Block war: High-Rise Review


Cert: 15
Directed by Ben Wheatley
Starring: Tom Hiddleston, Jeremy Irons, Sienna Millar, Luke Evans & Elizabeth Moss

From the off, the prospect of Ben Wheatley, director of the trippy ‘A Field In England’ tackling the work of J. G. Ballard is an enticing prospect. 

Based on Ballards 1975 novel of the same name, it tells the story of the occupants of an alternate semi-dystopian high-rise some time in the 1970’s, the richest, most prosperous occupants living at the top and the poorer tenants at the bottom. All of their modern conveniences provided for, they become increasingly disconnected from the outside world as infrastructure in the block begins to deteriorate, so does their collective sanity and society. 
Wheatley offers his almost trademark jarring imagery right from the get go with a very unorthodox BBQ and not long after, a very graphic autopsy to introduce one of the main characters. He totally has the look of the period set out to a tee, this film exudes that tacky, clinical 70’s decor and fashion perfectly. In places, along side ‘Requiem For A Dream’ composer Clint Mansel’s brilliant score, there is a very Clockwork Orange vibe going on.
The cast is suitably impressive also, Tom Hiddleston, Sienna Millar, Luke Evans & Jeremy Irons all give excellent performances in the principle roles with nice supporting turns from the likes of Elizabeth Moss, Keeley Hawes, Dan Skinner and the ever wonderful Reese Shearsmith.

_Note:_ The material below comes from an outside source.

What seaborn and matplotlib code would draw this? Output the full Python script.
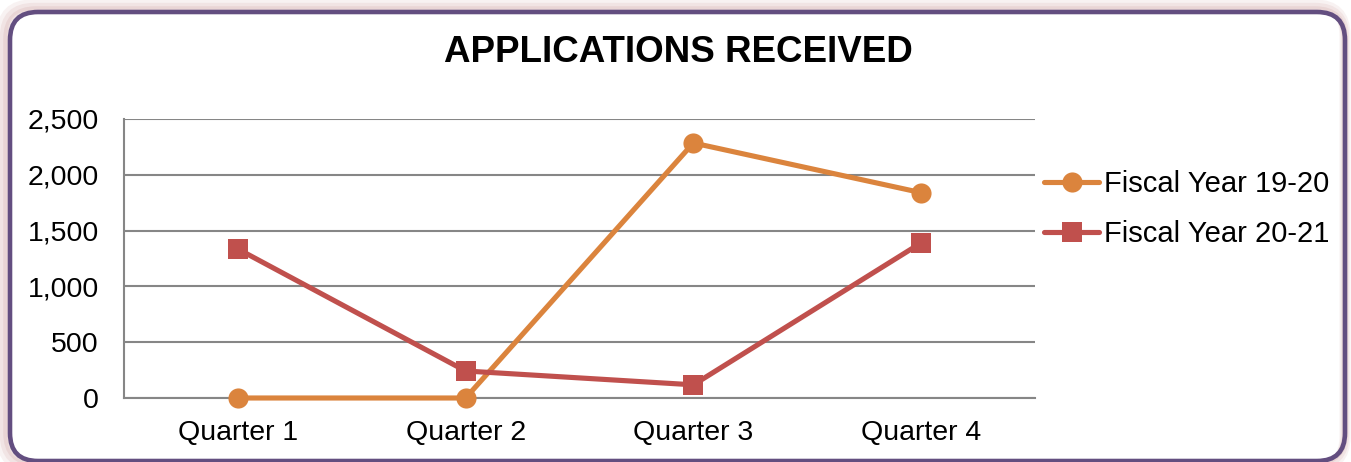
import matplotlib
matplotlib.use("Agg")
import matplotlib.pyplot as plt
import seaborn as sns
import pandas as pd
from matplotlib.patches import FancyBboxPatch
from matplotlib.ticker import FuncFormatter

categories = ["Quarter 1", "Quarter 2", "Quarter 3", "Quarter 4"]
series_names = ["Fiscal Year 19-20", "Fiscal Year 20-21"]
fy1920 = [0, 0, 2285, 1840]
fy2021 = [1335, 242, 118, 1390]
y_ticks = [0, 500, 1000, 1500, 2000, 2500]
title = "APPLICATIONS RECEIVED"

df = pd.DataFrame({
    "Quarter": categories * 2,
    "Value": fy1920 + fy2021,
    "Series": [series_names[0]] * 4 + [series_names[1]] * 4,
})

sns.set_style("white")
plt.rcParams["font.family"] = ["Liberation Sans", "DejaVu Sans"]
plt.rcParams["text.color"] = "black"

fig = plt.figure(figsize=(13.51, 4.62), dpi=100)
ax = fig.add_axes([124 / 1351, 1 - 398 / 462, (1035 - 124) / 1351, (398 - 119) / 462])

palette = {series_names[0]: "#DB843D", series_names[1]: "#C0504D"}
markers = {series_names[0]: "o", series_names[1]: "s"}
sns.lineplot(data=df, x="Quarter", y="Value", hue="Series", style="Series",
             palette=palette, markers=markers, dashes=False, linewidth=3.7,
             markersize=14.5, markeredgewidth=0, ax=ax, sort=False, zorder=3,
             clip_on=False)

ax.set_xlim(-0.5, 3.5)
ax.set_ylim(0, 2500)
ax.set_yticks(y_ticks)
ax.yaxis.set_major_formatter(FuncFormatter(lambda v, p: f"{int(v):,}"))
ax.grid(axis="y", color="#868686", linewidth=1.5)
ax.set_axisbelow(True)
for s in ["top", "right"]:
    ax.spines[s].set_visible(False)
ax.spines["left"].set_color("#868686")
ax.spines["left"].set_linewidth(1.5)
ax.spines["bottom"].set_color("#868686")
ax.spines["bottom"].set_linewidth(1.5)
ax.tick_params(axis="both", length=0, labelsize=20.5, colors="black")
ax.tick_params(axis="y", pad=18)
ax.tick_params(axis="x", pad=16)
ax.set_xlabel("")
ax.set_ylabel("")

handles, labels = ax.get_legend_handles_labels()
for h in handles:
    h.set_linewidth(3.7)
    h.set_markersize(14.5)
ax.legend(handles, labels, loc="center left", bbox_to_anchor=(1044 / 1351, 1 - 209 / 462),
          bbox_transform=fig.transFigure, frameon=False, fontsize=21,
          handlelength=1.9, handletextpad=0.15, labelspacing=0.75, borderaxespad=0,
          borderpad=0)

fig.text(678 / 1351, 1 - 53 / 462, title, ha="center", va="center",
         fontsize=26.5, fontweight="bold", color="black")

# shadow and frame
for i, a in enumerate([0.10, 0.12, 0.15]):
    off = 6 - i * 2
    sh = FancyBboxPatch((8 - off, 1 - off), 1337 + off, 450 + off * 2,
                        boxstyle="round,pad=0,rounding_size=30",
                        transform=None, facecolor="none", edgecolor="#C08080",
                        linewidth=2 + off, alpha=a, zorder=0)
    fig.patches.append(sh)
frame = FancyBboxPatch((10, 1), 1335, 449, boxstyle="round,pad=0,rounding_size=28",
                       transform=None, facecolor="none", edgecolor="#634E80",
                       linewidth=3.3, zorder=5)
fig.patches.append(frame)

fig.savefig("out.png", dpi=100)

The story is wonderfully handled by the very able Wheatley, establishing the tenants and world inside the high-rise, how they have become increasingly disconnected & disinterested in the outside world and on their homes subsequent disintergration, literally through the buildings failing infrastructure and figuratively through the tensions between the inhabitants of the upper & lower levels as their society begins to crumble around them. The sense of tension and impending dread as these once civil people start to go slowly insane is both disturbing, sometimes darkly comical and in some cases sad, but never dull. It keeps you interested in this world right the way through to the chilling end maybe because it is a world that is not too dissimilar to our own.

High-Rise is available now on DVD & Bluray.